»»

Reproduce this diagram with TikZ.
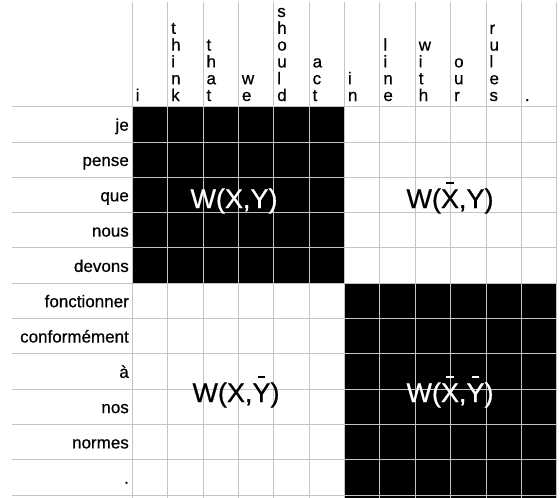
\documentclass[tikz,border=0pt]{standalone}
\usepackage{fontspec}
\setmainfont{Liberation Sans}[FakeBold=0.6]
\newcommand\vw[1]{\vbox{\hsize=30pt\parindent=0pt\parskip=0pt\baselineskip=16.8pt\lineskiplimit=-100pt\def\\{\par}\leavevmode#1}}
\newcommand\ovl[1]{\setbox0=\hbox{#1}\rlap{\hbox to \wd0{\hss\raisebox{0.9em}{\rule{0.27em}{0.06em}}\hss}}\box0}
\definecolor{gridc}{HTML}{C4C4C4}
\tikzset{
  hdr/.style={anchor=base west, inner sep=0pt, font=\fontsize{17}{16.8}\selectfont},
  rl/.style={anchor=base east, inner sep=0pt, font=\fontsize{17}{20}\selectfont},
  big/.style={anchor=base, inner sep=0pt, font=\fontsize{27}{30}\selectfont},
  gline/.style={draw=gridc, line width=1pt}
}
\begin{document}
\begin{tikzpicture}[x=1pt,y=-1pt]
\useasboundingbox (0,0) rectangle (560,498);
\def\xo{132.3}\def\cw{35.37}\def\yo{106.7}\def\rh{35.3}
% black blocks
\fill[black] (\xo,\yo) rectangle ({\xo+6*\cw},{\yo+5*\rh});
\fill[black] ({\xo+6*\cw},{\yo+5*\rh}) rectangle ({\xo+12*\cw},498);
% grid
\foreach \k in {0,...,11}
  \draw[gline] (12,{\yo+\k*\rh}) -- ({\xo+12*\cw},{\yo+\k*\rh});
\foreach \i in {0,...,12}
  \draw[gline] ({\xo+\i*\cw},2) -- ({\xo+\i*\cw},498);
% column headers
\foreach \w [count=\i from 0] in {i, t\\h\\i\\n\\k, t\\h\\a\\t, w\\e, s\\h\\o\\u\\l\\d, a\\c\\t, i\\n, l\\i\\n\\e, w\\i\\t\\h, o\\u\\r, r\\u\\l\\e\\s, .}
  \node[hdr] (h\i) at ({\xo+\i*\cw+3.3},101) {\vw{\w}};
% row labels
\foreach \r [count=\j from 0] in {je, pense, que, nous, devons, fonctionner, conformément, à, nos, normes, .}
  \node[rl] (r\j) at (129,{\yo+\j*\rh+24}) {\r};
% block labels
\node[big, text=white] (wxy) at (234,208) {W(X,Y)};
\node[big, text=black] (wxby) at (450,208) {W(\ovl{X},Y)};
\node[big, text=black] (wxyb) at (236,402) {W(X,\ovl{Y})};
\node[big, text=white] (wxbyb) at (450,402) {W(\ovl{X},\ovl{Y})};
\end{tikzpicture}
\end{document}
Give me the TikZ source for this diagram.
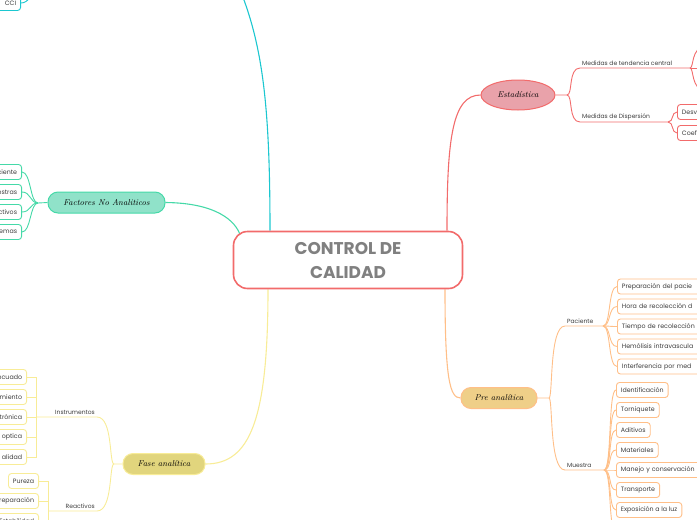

««

Scan the records for the string "diagram". Copy each line in which it appears.

**SOLVED EXERCISE:**
Reproduce this diagram with TikZ.
Give me the TikZ source for this diagram.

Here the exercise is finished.